Six-month-old in tow, we flew here for a weekend, hooked up with a real-estate agent by a soon-to-be Kent State colleague. “I think Cleveland Heights or Shaker Heights seems like the right fit for us,” I told her assuredly, but she insisted on dragging us through Cuyahoga Falls and Hudson, her out-of-work executive husband unhelpfully along for the ride. “Hudson,” he drawled, in his Texas accent, “is a regular U-NI-ted Nations.”
Adjusting to the changing tides of the city:
We didn’t know then that the roomy bookstore would close a few years later, along with countless other bookstores in America [. . .]. We didn’t yet know that one failed school levy too many would eventually push us, then with two kids, three miles south to Shaker, another well-integrated suburb but one that more consistently funds its schools.

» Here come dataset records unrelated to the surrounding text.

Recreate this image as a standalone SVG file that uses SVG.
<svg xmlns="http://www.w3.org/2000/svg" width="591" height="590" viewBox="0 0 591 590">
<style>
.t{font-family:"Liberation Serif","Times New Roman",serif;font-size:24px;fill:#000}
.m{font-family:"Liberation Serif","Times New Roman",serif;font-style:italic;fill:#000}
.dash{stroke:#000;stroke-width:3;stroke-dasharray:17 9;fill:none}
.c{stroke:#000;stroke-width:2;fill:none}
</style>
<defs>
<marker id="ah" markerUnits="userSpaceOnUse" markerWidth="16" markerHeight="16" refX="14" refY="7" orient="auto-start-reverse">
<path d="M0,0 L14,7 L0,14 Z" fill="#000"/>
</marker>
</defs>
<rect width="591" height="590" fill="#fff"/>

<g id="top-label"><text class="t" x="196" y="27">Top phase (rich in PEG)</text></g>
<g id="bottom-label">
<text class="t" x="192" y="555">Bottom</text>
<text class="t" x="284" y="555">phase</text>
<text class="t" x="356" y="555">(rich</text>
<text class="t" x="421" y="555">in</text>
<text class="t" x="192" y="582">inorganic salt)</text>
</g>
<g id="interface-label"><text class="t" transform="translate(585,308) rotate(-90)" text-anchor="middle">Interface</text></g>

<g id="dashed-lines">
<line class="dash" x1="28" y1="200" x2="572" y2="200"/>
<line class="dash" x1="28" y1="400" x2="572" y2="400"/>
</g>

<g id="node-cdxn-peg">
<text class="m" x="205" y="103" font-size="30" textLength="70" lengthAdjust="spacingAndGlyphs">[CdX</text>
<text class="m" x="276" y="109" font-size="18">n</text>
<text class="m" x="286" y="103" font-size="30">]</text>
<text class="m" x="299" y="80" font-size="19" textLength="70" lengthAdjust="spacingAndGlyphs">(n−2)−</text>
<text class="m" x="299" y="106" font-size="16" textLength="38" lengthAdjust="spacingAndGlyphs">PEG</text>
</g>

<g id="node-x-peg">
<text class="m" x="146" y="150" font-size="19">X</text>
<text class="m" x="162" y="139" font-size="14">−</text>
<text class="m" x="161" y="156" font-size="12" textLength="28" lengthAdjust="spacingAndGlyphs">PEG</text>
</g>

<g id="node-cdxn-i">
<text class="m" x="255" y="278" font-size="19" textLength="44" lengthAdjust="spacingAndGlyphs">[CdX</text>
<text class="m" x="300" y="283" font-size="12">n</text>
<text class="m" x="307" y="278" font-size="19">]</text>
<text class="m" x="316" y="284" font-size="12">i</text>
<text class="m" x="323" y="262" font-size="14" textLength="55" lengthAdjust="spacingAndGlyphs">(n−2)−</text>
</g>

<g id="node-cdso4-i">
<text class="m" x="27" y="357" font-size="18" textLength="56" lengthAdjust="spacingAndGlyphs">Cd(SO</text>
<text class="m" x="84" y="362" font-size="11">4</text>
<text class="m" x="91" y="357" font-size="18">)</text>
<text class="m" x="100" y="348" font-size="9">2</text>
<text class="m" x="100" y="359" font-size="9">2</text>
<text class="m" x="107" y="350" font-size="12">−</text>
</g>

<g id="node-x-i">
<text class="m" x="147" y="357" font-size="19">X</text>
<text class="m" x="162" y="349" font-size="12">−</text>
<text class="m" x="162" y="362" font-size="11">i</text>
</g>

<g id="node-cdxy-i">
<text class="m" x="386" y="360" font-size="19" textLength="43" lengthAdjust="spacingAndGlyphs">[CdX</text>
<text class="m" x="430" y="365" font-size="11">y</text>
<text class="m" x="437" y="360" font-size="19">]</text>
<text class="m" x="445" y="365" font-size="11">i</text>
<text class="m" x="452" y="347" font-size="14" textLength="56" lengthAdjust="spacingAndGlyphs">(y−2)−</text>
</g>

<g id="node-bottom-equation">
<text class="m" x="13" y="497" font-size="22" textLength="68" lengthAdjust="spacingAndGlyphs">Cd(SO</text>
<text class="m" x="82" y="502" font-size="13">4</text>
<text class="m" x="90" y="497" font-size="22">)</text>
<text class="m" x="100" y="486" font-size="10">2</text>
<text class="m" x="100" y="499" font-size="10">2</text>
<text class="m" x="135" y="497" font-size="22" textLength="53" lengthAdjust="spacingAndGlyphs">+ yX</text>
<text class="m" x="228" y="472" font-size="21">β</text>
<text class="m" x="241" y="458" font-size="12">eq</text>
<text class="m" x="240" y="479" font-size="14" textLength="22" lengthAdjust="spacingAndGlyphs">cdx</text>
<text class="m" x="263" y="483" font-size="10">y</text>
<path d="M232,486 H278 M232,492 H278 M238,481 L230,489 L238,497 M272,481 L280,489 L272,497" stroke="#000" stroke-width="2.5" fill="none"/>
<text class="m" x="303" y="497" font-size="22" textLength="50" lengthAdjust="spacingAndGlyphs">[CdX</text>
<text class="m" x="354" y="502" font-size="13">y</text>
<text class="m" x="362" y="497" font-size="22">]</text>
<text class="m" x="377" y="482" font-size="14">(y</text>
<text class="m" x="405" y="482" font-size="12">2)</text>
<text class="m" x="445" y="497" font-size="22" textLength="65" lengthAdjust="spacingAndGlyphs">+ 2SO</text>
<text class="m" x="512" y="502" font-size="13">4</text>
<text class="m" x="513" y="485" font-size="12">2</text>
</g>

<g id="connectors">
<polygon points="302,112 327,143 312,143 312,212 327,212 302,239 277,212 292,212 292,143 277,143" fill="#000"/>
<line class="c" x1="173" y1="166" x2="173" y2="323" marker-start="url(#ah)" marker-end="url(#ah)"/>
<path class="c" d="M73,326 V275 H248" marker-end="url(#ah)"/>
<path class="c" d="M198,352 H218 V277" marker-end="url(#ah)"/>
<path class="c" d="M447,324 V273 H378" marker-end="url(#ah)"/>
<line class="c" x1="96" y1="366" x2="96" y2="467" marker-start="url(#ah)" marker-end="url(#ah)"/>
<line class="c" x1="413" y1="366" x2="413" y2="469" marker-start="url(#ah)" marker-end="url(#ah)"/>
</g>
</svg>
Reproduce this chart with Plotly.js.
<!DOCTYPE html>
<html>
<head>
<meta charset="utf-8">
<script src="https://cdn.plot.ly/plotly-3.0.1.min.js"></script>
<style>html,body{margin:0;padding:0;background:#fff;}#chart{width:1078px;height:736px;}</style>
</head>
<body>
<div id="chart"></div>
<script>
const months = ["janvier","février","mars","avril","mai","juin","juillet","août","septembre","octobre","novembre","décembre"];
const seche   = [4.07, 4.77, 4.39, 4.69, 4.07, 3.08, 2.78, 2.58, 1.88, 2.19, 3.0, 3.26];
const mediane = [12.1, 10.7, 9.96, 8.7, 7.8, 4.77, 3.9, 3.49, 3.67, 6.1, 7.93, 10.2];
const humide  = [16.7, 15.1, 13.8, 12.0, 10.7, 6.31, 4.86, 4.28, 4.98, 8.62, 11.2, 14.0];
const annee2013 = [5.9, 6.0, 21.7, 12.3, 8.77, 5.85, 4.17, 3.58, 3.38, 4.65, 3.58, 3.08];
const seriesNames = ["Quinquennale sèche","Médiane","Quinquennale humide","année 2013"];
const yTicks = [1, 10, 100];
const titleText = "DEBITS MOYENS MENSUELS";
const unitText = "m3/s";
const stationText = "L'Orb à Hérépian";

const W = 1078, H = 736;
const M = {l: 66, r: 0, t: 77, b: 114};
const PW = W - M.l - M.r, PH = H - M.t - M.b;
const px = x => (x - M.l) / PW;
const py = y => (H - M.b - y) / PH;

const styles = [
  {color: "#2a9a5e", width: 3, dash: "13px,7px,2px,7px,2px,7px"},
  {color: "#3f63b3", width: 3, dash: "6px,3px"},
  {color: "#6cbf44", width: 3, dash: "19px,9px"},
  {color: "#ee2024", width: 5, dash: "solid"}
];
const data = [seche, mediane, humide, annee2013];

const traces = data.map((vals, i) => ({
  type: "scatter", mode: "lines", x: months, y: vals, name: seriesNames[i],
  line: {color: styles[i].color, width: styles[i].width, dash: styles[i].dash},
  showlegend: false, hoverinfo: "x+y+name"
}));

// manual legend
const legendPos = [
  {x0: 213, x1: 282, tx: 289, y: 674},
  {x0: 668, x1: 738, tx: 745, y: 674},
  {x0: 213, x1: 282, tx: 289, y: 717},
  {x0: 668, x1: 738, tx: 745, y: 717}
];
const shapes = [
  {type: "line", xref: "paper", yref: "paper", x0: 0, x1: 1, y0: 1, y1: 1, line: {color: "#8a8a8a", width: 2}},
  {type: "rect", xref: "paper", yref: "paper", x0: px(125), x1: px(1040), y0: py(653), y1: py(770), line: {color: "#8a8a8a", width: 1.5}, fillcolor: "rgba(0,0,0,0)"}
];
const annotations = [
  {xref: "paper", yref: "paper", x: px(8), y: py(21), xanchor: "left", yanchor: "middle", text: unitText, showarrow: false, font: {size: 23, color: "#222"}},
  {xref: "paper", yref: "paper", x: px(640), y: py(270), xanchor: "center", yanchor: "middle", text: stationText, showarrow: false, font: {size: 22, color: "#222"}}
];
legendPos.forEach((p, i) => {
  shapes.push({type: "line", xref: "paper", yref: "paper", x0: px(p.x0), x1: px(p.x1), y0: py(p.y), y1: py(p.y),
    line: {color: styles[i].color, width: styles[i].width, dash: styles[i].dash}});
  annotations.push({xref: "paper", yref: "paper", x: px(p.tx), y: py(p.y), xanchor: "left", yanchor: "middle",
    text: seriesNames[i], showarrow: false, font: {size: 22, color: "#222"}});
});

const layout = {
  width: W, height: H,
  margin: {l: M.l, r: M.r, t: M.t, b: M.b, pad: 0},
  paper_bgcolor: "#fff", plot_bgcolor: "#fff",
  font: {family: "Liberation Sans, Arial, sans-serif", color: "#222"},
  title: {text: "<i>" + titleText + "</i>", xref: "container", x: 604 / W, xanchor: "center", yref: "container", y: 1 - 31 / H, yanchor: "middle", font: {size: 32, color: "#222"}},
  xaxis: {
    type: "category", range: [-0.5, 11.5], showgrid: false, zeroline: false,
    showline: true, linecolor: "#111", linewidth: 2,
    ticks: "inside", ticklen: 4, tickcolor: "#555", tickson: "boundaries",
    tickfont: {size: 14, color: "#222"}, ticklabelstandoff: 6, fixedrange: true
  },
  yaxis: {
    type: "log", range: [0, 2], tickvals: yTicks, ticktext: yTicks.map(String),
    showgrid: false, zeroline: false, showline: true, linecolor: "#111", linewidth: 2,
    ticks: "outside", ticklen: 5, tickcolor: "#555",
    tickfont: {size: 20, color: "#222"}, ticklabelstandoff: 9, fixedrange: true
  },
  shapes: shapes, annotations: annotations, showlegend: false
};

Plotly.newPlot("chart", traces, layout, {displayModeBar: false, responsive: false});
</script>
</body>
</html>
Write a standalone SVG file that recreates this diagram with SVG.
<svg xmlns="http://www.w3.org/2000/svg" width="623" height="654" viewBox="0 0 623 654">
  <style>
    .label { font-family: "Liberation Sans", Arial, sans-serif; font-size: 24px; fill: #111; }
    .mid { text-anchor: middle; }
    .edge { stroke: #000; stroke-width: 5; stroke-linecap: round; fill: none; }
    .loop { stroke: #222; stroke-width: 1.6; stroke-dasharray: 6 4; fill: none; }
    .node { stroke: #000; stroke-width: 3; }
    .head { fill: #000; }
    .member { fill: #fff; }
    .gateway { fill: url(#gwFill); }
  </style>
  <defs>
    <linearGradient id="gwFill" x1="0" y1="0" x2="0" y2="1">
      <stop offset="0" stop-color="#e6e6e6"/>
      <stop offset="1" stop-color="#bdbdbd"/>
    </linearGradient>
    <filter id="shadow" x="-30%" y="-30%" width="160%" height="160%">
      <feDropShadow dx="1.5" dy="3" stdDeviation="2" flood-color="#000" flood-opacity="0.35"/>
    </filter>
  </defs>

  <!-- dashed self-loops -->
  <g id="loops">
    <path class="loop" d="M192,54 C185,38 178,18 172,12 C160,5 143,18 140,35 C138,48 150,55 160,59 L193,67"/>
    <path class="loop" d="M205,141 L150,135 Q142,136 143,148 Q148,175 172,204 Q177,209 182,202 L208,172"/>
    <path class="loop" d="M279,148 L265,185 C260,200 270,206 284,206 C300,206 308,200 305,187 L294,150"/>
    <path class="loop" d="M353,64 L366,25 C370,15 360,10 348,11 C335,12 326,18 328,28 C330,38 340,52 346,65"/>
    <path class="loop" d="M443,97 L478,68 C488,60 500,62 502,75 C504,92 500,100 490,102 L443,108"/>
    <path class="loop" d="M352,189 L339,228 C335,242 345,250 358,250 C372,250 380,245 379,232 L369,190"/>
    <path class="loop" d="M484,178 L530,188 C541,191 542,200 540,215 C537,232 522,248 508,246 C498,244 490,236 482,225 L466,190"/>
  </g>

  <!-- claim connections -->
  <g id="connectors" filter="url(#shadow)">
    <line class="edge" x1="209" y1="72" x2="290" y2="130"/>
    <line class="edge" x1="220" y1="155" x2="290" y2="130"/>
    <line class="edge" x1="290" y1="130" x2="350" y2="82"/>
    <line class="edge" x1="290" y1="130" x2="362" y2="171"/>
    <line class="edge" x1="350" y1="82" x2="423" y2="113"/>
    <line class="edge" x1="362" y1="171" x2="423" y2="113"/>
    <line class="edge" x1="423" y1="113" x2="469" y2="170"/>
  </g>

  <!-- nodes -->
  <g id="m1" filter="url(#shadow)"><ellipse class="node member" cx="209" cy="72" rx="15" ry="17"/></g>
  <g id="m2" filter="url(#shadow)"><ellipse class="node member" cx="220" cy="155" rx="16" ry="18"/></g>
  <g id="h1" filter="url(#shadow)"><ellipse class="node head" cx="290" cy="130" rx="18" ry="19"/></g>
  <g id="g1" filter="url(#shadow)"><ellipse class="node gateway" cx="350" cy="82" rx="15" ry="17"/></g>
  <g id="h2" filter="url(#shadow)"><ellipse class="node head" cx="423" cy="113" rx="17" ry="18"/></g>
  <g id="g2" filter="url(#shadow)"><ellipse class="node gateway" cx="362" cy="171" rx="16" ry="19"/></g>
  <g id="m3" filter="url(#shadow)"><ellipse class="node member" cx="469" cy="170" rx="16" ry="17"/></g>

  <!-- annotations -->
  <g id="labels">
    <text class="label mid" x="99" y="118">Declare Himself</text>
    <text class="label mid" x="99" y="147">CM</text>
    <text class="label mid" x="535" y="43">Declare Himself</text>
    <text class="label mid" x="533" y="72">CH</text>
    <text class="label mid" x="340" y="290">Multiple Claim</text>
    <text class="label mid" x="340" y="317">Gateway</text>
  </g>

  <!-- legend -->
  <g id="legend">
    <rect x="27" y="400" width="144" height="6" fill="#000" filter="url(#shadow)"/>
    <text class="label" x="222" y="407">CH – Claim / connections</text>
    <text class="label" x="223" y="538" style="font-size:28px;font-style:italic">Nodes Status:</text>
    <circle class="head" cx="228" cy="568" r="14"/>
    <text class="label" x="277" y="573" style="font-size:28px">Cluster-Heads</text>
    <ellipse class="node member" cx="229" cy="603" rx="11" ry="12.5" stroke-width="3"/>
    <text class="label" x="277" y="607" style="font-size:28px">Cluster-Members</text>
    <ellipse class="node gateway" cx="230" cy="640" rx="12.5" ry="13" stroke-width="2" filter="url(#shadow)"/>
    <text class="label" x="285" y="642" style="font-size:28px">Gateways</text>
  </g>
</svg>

And the birth of the nonprofit research institute:
[. . .] we sought to create a more vibrant, equitable, sustainable and inclusive Ohio. One with lower unemployment and more opportunity. Fewer potholes and more bike paths. Fewer trap doors to drop out of the middle class, more on-ramps to climb into it. Fewer predatory loans, foreclosures and labor law violations. Better schools, more preschool slots, cheaper tuition, nicer parks, more immigrants, better jobs, cleaner energy, stronger communities.